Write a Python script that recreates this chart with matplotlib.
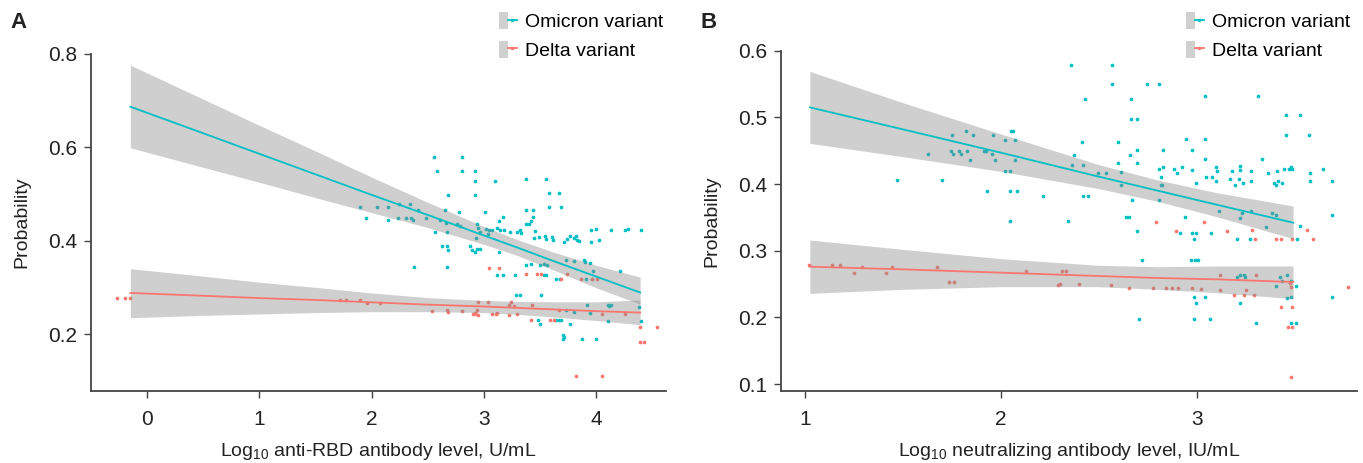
import matplotlib
matplotlib.use("Agg")
import matplotlib.pyplot as plt
from matplotlib.patches import Patch
from matplotlib.lines import Line2D
from matplotlib.legend_handler import HandlerTuple

plt.rcParams['font.family'] = ['Liberation Sans', 'DejaVu Sans']
plt.rcParams['mathtext.default'] = 'regular'

TEAL = '#00BFC4'
RED = '#F8766D'

# ---------------- Panel A data ----------------
a_omi_x = [2.556, 2.800, 2.583, 2.800, 2.922, 2.922, 3.094, 2.681, 2.922, 3.370, 3.551, 3.575, 3.664,
           3.575, 3.682, 1.894, 2.043, 2.144, 2.239, 2.337, 2.411, 1.951, 2.144, 2.230, 2.307, 2.352,
           2.369, 2.485, 2.610, 2.654, 2.776, 2.657, 2.758, 2.782, 2.562, 2.669, 2.937, 2.942, 2.960,
           3.008, 3.040, 3.070, 3.032, 3.115, 3.145, 3.130, 3.165, 3.180, 3.228, 3.293, 3.323, 3.329,
           3.370, 3.435, 3.376, 3.400, 3.418, 3.432, 3.456, 3.441, 3.492, 3.545, 3.551, 3.608, 3.614,
           3.709, 3.738, 3.768, 3.798, 3.815, 3.827, 3.845, 3.952, 4.000, 3.952, 4.023, 4.127, 4.258,
           4.279, 4.398, 2.925, 3.014, 2.625, 2.669, 2.681, 2.871, 2.892, 2.937, 2.960, 2.922, 3.130,
           2.378, 2.669, 3.115, 3.165, 3.272, 3.376, 3.421, 3.495, 3.536, 3.560, 3.536, 3.554, 3.643,
           3.679, 3.732, 3.798, 3.893, 3.902, 3.940, 3.970, 4.208, 3.908, 3.961, 3.281, 3.323, 3.510,
           3.732, 3.804, 3.917, 3.940, 4.101, 4.116, 4.130, 4.377, 4.398, 4.101, 3.643, 3.664, 3.685,
           3.477, 3.495, 3.762, 3.703, 3.715, 3.703, 3.872, 4.000]
a_omi_y = [0.579, 0.579, 0.549, 0.549, 0.549, 0.528, 0.528, 0.498, 0.498, 0.532, 0.532, 0.503, 0.503,
           0.473, 0.473, 0.473, 0.473, 0.473, 0.478, 0.478, 0.466, 0.448, 0.445, 0.448, 0.448, 0.448,
           0.445, 0.448, 0.445, 0.466, 0.462, 0.438, 0.435, 0.432, 0.418, 0.418, 0.435, 0.427, 0.418,
           0.462, 0.423, 0.423, 0.415, 0.427, 0.422, 0.443, 0.450, 0.422, 0.418, 0.419, 0.423, 0.416,
           0.466, 0.466, 0.436, 0.436, 0.443, 0.451, 0.420, 0.405, 0.407, 0.409, 0.404, 0.408, 0.402,
           0.397, 0.404, 0.409, 0.406, 0.409, 0.402, 0.400, 0.422, 0.425, 0.398, 0.401, 0.422, 0.422,
           0.425, 0.422, 0.405, 0.425, 0.388, 0.388, 0.381, 0.388, 0.381, 0.382, 0.382, 0.376, 0.375,
           0.344, 0.344, 0.327, 0.327, 0.327, 0.348, 0.351, 0.348, 0.351, 0.348, 0.327, 0.327, 0.317,
           0.317, 0.358, 0.356, 0.358, 0.354, 0.352, 0.336, 0.336, 0.317, 0.317, 0.284, 0.284, 0.284,
           0.252, 0.247, 0.262, 0.245, 0.263, 0.261, 0.263, 0.259, 0.227, 0.227, 0.231, 0.231, 0.231,
           0.230, 0.222, 0.222, 0.197, 0.194, 0.190, 0.190, 0.190]

a_del_x = [-0.27, -0.20, -0.15, 1.719, 1.767, 1.897, 1.957, 2.069, 2.536, 2.669, 2.675, 2.806, 2.901,
           2.919, 2.931, 2.945, 2.945, 3.032, 3.070, 3.109, 3.222, 3.240, 3.222, 3.293, 3.424, 3.418,
           3.590, 3.620, 3.664, 3.738, 3.863, 3.961, 4.006, 4.053, 4.258, 3.046, 3.136, 3.370, 3.471,
           3.510, 3.685, 4.392, 4.540, 4.392, 4.428, 3.821, 4.053, 2.937, 3.115, 3.263]
a_del_y = [0.278, 0.278, 0.278, 0.274, 0.274, 0.274, 0.267, 0.267, 0.249, 0.252, 0.247, 0.249, 0.244,
           0.245, 0.244, 0.269, 0.240, 0.269, 0.244, 0.244, 0.262, 0.269, 0.240, 0.244, 0.262, 0.231,
           0.231, 0.231, 0.252, 0.328, 0.317, 0.317, 0.317, 0.244, 0.244, 0.342, 0.342, 0.329, 0.329,
           0.329, 0.317, 0.215, 0.215, 0.184, 0.184, 0.110, 0.110, 0.252, 0.245, 0.261]

# fitted lines and 95% bands, panel A
a_fit_x = [-0.15, 0.5, 1.0, 1.5, 2.0, 2.5, 3.0, 3.3, 3.6, 4.0, 4.39]
a_omi_fit = [0.687, 0.630, 0.586, 0.542, 0.498, 0.455, 0.411, 0.385, 0.358, 0.323, 0.289]
a_omi_lo = [0.599, 0.557, 0.525, 0.492, 0.460, 0.428, 0.392, 0.368, 0.339, 0.299, 0.264]
a_omi_hi = [0.776, 0.703, 0.647, 0.592, 0.536, 0.482, 0.430, 0.402, 0.377, 0.347, 0.322]
a_del_fit = [0.288, 0.282, 0.277, 0.273, 0.268, 0.263, 0.259, 0.256, 0.253, 0.249, 0.246]
a_del_lo = [0.235, 0.240, 0.243, 0.246, 0.248, 0.248, 0.246, 0.242, 0.237, 0.229, 0.220]
a_del_hi = [0.340, 0.324, 0.311, 0.300, 0.288, 0.278, 0.272, 0.270, 0.269, 0.269, 0.273]

# ---------------- Panel B data ----------------
b_omi_x = [1.469, 1.699, 1.628, 1.752, 1.747, 1.757, 1.786, 1.795, 1.822, 1.825, 1.840, 1.859, 1.913,
           1.924, 1.930, 1.954, 1.958, 1.968, 2.019, 2.022, 2.046, 2.046, 2.046, 2.051, 2.059, 2.070,
           2.073, 2.080, 2.216, 2.343, 2.355, 2.360, 2.370,
           2.567, 2.567, 2.431, 2.744, 2.805, 2.661, 2.661, 2.695, 3.041, 3.313, 2.414, 2.598, 2.943,
           3.041, 2.657, 2.695, 2.829, 2.973, 3.041, 2.598, 2.695, 2.418, 2.808, 2.825, 2.817, 2.885,
           2.900, 2.922, 2.973, 3.095, 3.104, 3.048, 3.078, 3.099, 2.997, 2.613, 2.610, 2.494, 2.538,
           2.820, 3.180, 3.218, 3.221, 3.167, 3.214, 3.192, 3.233, 3.275, 3.277, 3.333, 3.360, 3.391,
           3.404, 3.411, 3.409, 3.435, 3.443, 3.469, 3.479, 3.486, 3.455, 3.527, 3.455, 3.571, 3.578,
           3.578, 3.642, 3.690, 3.690, 2.420, 2.443, 2.669, 2.808, 2.817, 2.640, 2.654, 2.695, 2.941,
           3.111, 3.221, 3.230, 3.277, 3.384, 3.403, 3.352, 2.912, 2.975, 2.997, 2.983, 3.073, 3.204,
           3.269, 2.720, 2.970, 2.992, 3.004, 3.204, 3.221, 3.238, 3.243, 3.425, 3.432, 3.459, 3.403,
           3.503, 3.460, 3.481, 2.983, 3.041, 2.995, 3.221, 2.703, 2.987, 3.068, 3.299, 3.479, 3.506,
           3.691, 3.527, 3.510, 3.481]
b_omi_y = [0.406, 0.406, 0.445, 0.473, 0.449, 0.445, 0.449, 0.445, 0.479, 0.449, 0.436, 0.473, 0.449,
           0.449, 0.390, 0.445, 0.473, 0.436, 0.466, 0.419, 0.419, 0.390, 0.344, 0.479, 0.479, 0.466,
           0.436, 0.390, 0.382, 0.344, 0.579, 0.428, 0.443,
           0.579, 0.550, 0.528, 0.550, 0.550, 0.528, 0.498, 0.498, 0.532, 0.532, 0.463, 0.463, 0.467,
           0.467, 0.443, 0.451, 0.451, 0.451, 0.437, 0.432, 0.432, 0.428, 0.423, 0.425, 0.410, 0.423,
           0.417, 0.425, 0.421, 0.425, 0.419, 0.410, 0.410, 0.405, 0.401, 0.399, 0.418, 0.417, 0.417,
           0.399, 0.420, 0.421, 0.427, 0.408, 0.408, 0.398, 0.401, 0.420, 0.405, 0.437, 0.417, 0.402,
           0.398, 0.405, 0.420, 0.402, 0.423, 0.423, 0.426, 0.423, 0.504, 0.504, 0.473, 0.473, 0.417,
           0.405, 0.423, 0.405, 0.353, 0.382, 0.382, 0.376, 0.376, 0.399, 0.351, 0.351, 0.329, 0.350,
           0.359, 0.349, 0.357, 0.359, 0.357, 0.353, 0.336, 0.327, 0.327, 0.327, 0.318, 0.327, 0.318,
           0.318, 0.286, 0.286, 0.286, 0.286, 0.260, 0.263, 0.263, 0.260, 0.260, 0.254, 0.263, 0.247,
           0.247, 0.229, 0.231, 0.231, 0.231, 0.222, 0.222, 0.198, 0.198, 0.198, 0.192, 0.192, 0.192,
           0.231, 0.337, 0.318, 0.255]

b_del_x = [1.020, 1.137, 1.180, 1.250, 1.290, 1.412, 1.446, 1.672, 1.735, 1.761, 2.127, 2.290, 2.299,
           2.312, 2.331, 2.399, 2.793, 3.038, 2.895, 3.155, 3.279, 3.561, 3.294, 3.401, 3.430, 3.483,
           3.590, 3.116, 3.299, 3.119, 3.252, 3.187, 3.238, 3.289, 3.481, 3.476, 3.430, 3.484, 3.466,
           3.486, 3.479, 3.770, 2.559, 2.654, 2.776, 2.841, 2.873, 2.904, 2.975, 3.021]
b_del_y = [0.279, 0.279, 0.279, 0.267, 0.276, 0.267, 0.276, 0.276, 0.253, 0.253, 0.270, 0.248, 0.250,
           0.270, 0.270, 0.250, 0.343, 0.343, 0.330, 0.330, 0.331, 0.331, 0.318, 0.318, 0.318, 0.318,
           0.318, 0.263, 0.263, 0.241, 0.241, 0.233, 0.233, 0.233, 0.245, 0.252, 0.216, 0.216, 0.185,
           0.185, 0.111, 0.245, 0.248, 0.244, 0.244, 0.244, 0.244, 0.244, 0.244, 0.242]

b_fit_x = [1.025, 1.5, 2.0, 2.5, 2.8, 3.1, 3.49]
b_omi_fit = [0.515, 0.482, 0.447, 0.411, 0.390, 0.369, 0.342]
b_omi_lo = [0.461, 0.441, 0.419, 0.393, 0.374, 0.351, 0.318]
b_omi_hi = [0.569, 0.522, 0.475, 0.429, 0.406, 0.387, 0.367]
b_del_fit = [0.276, 0.272, 0.267, 0.262, 0.259, 0.257, 0.253]
b_del_lo = [0.236, 0.242, 0.246, 0.246, 0.242, 0.237, 0.228]
b_del_hi = [0.316, 0.302, 0.288, 0.278, 0.276, 0.277, 0.277]

a_xticks = [0, 1, 2, 3, 4]
a_yticks = [0.2, 0.4, 0.6, 0.8]
b_xticks = [1, 2, 3]
b_yticks = [0.1, 0.2, 0.3, 0.4, 0.5, 0.6]
legend_labels = ['Omicron variant', 'Delta variant']
a_xlabel = 'Log$_{10}$ anti-RBD antibody level, U/mL'
b_xlabel = 'Log$_{10}$ neutralizing antibody level, IU/mL'

fig = plt.figure(figsize=(13.63, 4.63), dpi=100)
axA = fig.add_axes([0.0668, 0.1555, 0.4218, 0.728])
axB = fig.add_axes([0.573, 0.1555, 0.4226, 0.735])

LABEL_FONT = ['Liberation Sans', 'DejaVu Sans']
LABEL_SIZE = 14


def draw(ax, omi_x, omi_y, del_x, del_y, fx, ofit, olo, ohi, dfit, dlo, dhi,
         xlim, ylim, xticks, yticks, xlabel):
    ax.scatter(omi_x, omi_y, s=7, color=TEAL, linewidths=0, zorder=2)
    ax.scatter(del_x, del_y, s=7, color=RED, linewidths=0, zorder=2)
    ax.fill_between(fx, olo, ohi, color='#888888', alpha=0.4, linewidth=0, zorder=3)
    ax.fill_between(fx, dlo, dhi, color='#888888', alpha=0.4, linewidth=0, zorder=3)
    ax.plot(fx, ofit, color=TEAL, lw=1.3, zorder=4)
    ax.plot(fx, dfit, color=RED, lw=1.3, zorder=4)
    ax.set_xlim(*xlim)
    ax.set_ylim(*ylim)
    ax.set_xticks(xticks)
    ax.set_xticklabels([str(t) for t in xticks])
    ax.set_yticks(yticks)
    ax.set_yticklabels([f'{t:.1f}' for t in yticks])
    for side in ('top', 'right'):
        ax.spines[side].set_visible(False)
    for side in ('left', 'bottom'):
        ax.spines[side].set_color('#444444')
        ax.spines[side].set_linewidth(1.3)
    ax.spines['left'].set_bounds(ylim[0], yticks[-1])
    ax.tick_params(axis='both', labelsize=15, length=5, width=1, color='#444444',
                   labelcolor='#222222')
    ax.tick_params(axis='x', pad=9)
    ax.tick_params(axis='y', pad=5)
    ax.set_xlabel(xlabel, fontsize=LABEL_SIZE, family=LABEL_FONT, color='#222222', labelpad=8)
    ax.set_ylabel('Probability', fontsize=LABEL_SIZE, family=LABEL_FONT, color='#222222',
                  labelpad=13)


draw(axA, a_omi_x, a_omi_y, a_del_x, a_del_y, a_fit_x, a_omi_fit, a_omi_lo, a_omi_hi,
     a_del_fit, a_del_lo, a_del_hi, (-0.50, 4.62), (0.078, 0.8), a_xticks, a_yticks, a_xlabel)
draw(axB, b_omi_x, b_omi_y, b_del_x, b_del_y, b_fit_x, b_omi_fit, b_omi_lo, b_omi_hi,
     b_del_fit, b_del_lo, b_del_hi, (0.878, 3.816), (0.0895, 0.6), b_xticks, b_yticks, b_xlabel)


def make_handles():
    hs = []
    for c in (TEAL, RED):
        p = Patch(facecolor='#d0d0d0', edgecolor='none')
        l = Line2D([], [], color=c, lw=1.3, marker='o', markersize=2.5, markeredgewidth=0)
        hs.append((p, l))
    return hs


for xa in (499 / 1363, 1186 / 1363):
    fig.legend(make_handles(), legend_labels, handler_map={tuple: HandlerTuple(ndivide=None, pad=0)},
               loc='upper left', bbox_to_anchor=(xa, 1 - 12 / 463), frameon=False,
               prop={'family': LABEL_FONT, 'size': LABEL_SIZE}, handlelength=0.9, handleheight=0.95,
               handletextpad=0.45, labelspacing=0.5, borderpad=0, borderaxespad=0)

fig.text(10 / 1363, 1 - 23 / 463, 'A', fontsize=16, fontweight='bold', va='center', ha='left',
         color='#222222')
fig.text(700 / 1363, 1 - 23 / 463, 'B', fontsize=16, fontweight='bold', va='center', ha='left',
         color='#222222')

fig.savefig('out.png', dpi=100)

◆ **Work to be completed**: Of the lines in the material above, state how many contain the string "matplotlib"; give no other text.

◆ **Output of the task**: 7